### DATASET ROWS

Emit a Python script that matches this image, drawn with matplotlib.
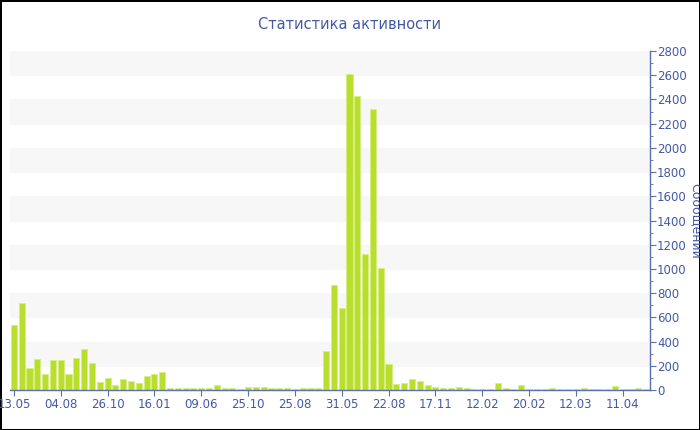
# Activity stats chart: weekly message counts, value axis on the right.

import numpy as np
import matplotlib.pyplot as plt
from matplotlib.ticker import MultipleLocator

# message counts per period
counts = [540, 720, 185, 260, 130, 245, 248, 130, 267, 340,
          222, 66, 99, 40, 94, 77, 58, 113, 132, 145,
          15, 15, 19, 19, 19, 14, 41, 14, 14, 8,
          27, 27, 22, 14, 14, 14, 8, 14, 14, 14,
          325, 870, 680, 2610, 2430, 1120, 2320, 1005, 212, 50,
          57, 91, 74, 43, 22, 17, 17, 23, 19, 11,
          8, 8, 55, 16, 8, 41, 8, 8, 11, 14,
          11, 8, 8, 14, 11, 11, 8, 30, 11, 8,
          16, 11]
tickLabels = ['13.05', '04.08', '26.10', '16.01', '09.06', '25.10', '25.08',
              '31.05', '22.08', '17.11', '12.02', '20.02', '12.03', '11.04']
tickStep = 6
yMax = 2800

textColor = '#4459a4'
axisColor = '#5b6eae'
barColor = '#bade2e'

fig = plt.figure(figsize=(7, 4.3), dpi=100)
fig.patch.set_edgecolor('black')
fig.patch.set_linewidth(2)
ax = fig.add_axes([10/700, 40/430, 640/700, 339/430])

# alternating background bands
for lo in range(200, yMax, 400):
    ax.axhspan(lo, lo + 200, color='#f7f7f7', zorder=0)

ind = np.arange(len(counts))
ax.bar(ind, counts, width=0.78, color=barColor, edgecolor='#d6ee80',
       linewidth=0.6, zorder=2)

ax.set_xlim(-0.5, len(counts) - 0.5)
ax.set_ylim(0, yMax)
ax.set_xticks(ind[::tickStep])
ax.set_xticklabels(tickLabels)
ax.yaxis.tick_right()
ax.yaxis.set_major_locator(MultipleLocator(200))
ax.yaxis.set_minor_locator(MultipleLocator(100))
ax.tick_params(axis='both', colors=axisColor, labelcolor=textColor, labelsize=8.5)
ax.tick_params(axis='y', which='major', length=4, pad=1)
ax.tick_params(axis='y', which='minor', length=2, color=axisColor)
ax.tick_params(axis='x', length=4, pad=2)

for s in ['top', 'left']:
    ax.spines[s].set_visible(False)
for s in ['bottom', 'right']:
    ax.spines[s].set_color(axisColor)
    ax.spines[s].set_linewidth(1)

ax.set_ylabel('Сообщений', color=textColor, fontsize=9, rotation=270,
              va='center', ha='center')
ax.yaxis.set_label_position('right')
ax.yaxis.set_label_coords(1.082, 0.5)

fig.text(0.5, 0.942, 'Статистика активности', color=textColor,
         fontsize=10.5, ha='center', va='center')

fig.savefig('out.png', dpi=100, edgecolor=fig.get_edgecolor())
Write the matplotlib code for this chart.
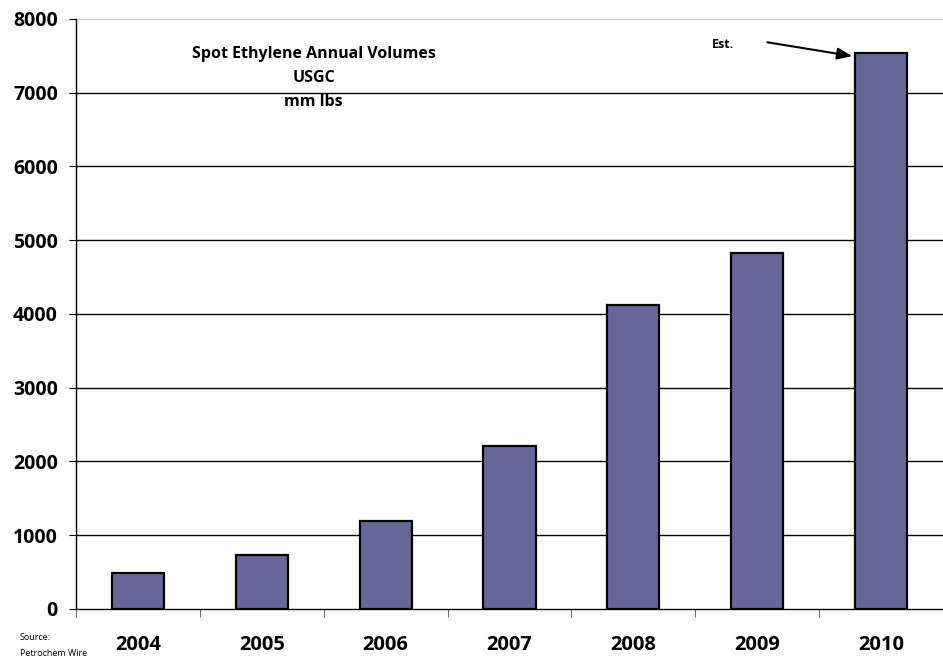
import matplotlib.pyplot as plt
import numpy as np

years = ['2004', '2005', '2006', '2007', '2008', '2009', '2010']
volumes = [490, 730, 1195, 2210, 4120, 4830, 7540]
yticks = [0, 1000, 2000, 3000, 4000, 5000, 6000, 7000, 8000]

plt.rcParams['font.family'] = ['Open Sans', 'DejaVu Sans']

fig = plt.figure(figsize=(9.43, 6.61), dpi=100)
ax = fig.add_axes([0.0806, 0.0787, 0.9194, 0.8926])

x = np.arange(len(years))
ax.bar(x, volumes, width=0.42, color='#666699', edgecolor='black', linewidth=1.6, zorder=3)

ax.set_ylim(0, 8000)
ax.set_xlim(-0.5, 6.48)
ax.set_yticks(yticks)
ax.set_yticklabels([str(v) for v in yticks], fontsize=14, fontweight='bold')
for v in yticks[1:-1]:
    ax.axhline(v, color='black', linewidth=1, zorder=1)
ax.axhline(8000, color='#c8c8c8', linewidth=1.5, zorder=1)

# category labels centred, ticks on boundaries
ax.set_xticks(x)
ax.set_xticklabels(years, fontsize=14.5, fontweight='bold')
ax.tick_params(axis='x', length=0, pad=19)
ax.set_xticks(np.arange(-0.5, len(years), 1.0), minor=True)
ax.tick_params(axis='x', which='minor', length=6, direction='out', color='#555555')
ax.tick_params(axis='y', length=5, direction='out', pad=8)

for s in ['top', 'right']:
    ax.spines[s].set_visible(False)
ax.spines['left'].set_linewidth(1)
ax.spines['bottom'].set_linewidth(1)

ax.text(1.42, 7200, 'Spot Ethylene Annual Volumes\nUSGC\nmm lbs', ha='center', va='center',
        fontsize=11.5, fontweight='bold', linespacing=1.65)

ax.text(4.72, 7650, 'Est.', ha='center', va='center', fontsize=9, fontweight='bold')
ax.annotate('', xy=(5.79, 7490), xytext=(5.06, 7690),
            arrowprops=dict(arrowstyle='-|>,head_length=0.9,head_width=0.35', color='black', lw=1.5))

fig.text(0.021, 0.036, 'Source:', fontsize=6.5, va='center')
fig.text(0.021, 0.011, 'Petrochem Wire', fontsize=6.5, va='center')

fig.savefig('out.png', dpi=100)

######

WRITTEN PROBLEM: Return the lines exactly as they stand, from the start of the entries through the line holding "ax.tick_params(axis='x', length=4, pad=2)"; omit the pictures.

RESULT FOR THIS EXERCISE:
Emit a Python script that matches this image, drawn with matplotlib.
# Activity stats chart: weekly message counts, value axis on the right.

import numpy as np
import matplotlib.pyplot as plt
from matplotlib.ticker import MultipleLocator

# message counts per period
counts = [540, 720, 185, 260, 130, 245, 248, 130, 267, 340,
          222, 66, 99, 40, 94, 77, 58, 113, 132, 145,
          15, 15, 19, 19, 19, 14, 41, 14, 14, 8,
          27, 27, 22, 14, 14, 14, 8, 14, 14, 14,
          325, 870, 680, 2610, 2430, 1120, 2320, 1005, 212, 50,
          57, 91, 74, 43, 22, 17, 17, 23, 19, 11,
          8, 8, 55, 16, 8, 41, 8, 8, 11, 14,
          11, 8, 8, 14, 11, 11, 8, 30, 11, 8,
          16, 11]
tickLabels = ['13.05', '04.08', '26.10', '16.01', '09.06', '25.10', '25.08',
              '31.05', '22.08', '17.11', '12.02', '20.02', '12.03', '11.04']
tickStep = 6
yMax = 2800

textColor = '#4459a4'
axisColor = '#5b6eae'
barColor = '#bade2e'

fig = plt.figure(figsize=(7, 4.3), dpi=100)
fig.patch.set_edgecolor('black')
fig.patch.set_linewidth(2)
ax = fig.add_axes([10/700, 40/430, 640/700, 339/430])

# alternating background bands
for lo in range(200, yMax, 400):
    ax.axhspan(lo, lo + 200, color='#f7f7f7', zorder=0)

ind = np.arange(len(counts))
ax.bar(ind, counts, width=0.78, color=barColor, edgecolor='#d6ee80',
       linewidth=0.6, zorder=2)

ax.set_xlim(-0.5, len(counts) - 0.5)
ax.set_ylim(0, yMax)
ax.set_xticks(ind[::tickStep])
ax.set_xticklabels(tickLabels)
ax.yaxis.tick_right()
ax.yaxis.set_major_locator(MultipleLocator(200))
ax.yaxis.set_minor_locator(MultipleLocator(100))
ax.tick_params(axis='both', colors=axisColor, labelcolor=textColor, labelsize=8.5)
ax.tick_params(axis='y', which='major', length=4, pad=1)
ax.tick_params(axis='y', which='minor', length=2, color=axisColor)
ax.tick_params(axis='x', length=4, pad=2)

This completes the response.